September 25, 2004
This is the ninth in a series of biographies on the 28 men behind the benches of the ECHL in 2004-05.
Sunday: Perry Florio of Pee Dee
The ECHL recently asked each of its 28 coaches a series of six questions.
Here are the answers given by Long Beach’s Malcolm Cameron.

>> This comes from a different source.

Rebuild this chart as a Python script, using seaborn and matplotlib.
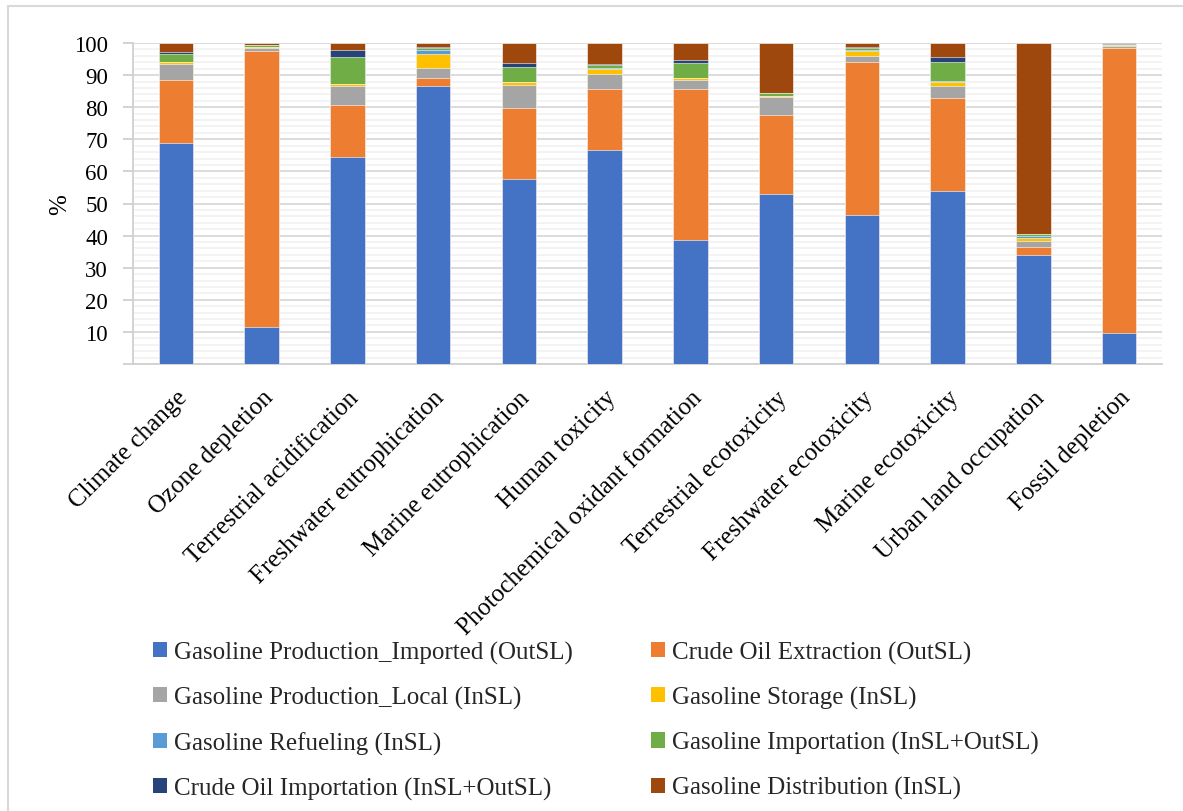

Best player you have coached?
Nick Bootland
Best player who you played with during your career?
Norm Batherson
What is the toughest ECHL rink for a visiting team?
Toledo Sports Arena
If you weren’t a hockey coach, what profession would you like to try?
Sports agent
Who is the person you admire most?
Wayne Gretzky
Your ideal golf foursome would have?
Wayne Gretzky, Mike Weir and Ron MacLean
Malcolm Cameron is in his first season as head coach and director of hockey operations for Long Beach. Cameron returns to the ECHL after spending 2003-04 in the United Hockey League and Central Hockey League. The 34-year-old Cameron began 2003-04 as head coach of Columbus of the United Hockey League. Prior to suspending operations in January, Columbus was in first place and Cameron was selected as a coach for the UHL All-Star Game. Cameron spent the final two months of the regular season as head coach of Corpus Christi in the Central Hockey League. In his first head coaching job in 2002-03, Cameron helped Cincinnati finish 36-29-7 and advance to the Northern Conference Finals where it lost by a goal in Game 7 to Kelly Cup Champion Atlantic City. Finishing third in the Northwest Division with 79 points, Cincinnati upset Peoria (103 points) and Toledo (104 points) to reach the Northern Conference Finals. Cameron spent the 2001-02 season as an assistant coach with the Columbia Inferno. He has also worked as an assistant coach with the Western Professional Hockey League's Lubbock Cotton Kings and the Acadia University Axemen in Wolfville, Nova Scotia. In his playing days, Cameron's career spanned five seasons, two of which were spent in the ECHL with the former Huntington Blizzard (1993-94) and the Johnstown Chiefs (1995-96). He also skated in the former Colonial Hockey League with the Saginaw Wheels (1994-95), the Central Hockey League with the San Antonio Iguanas (1994-95), the Fort Worth Fire (1995-97), and the Nashville Nighthawks (1996-97), and in the WPHL with the Amarillo Rattlers (1997-98) and El Paso Buzzards (1997-98). The 33-year old native of Cole Harbour, Nova Scotia, along with his wife, Heather, and toddler son, Brett, live in Cincinnati.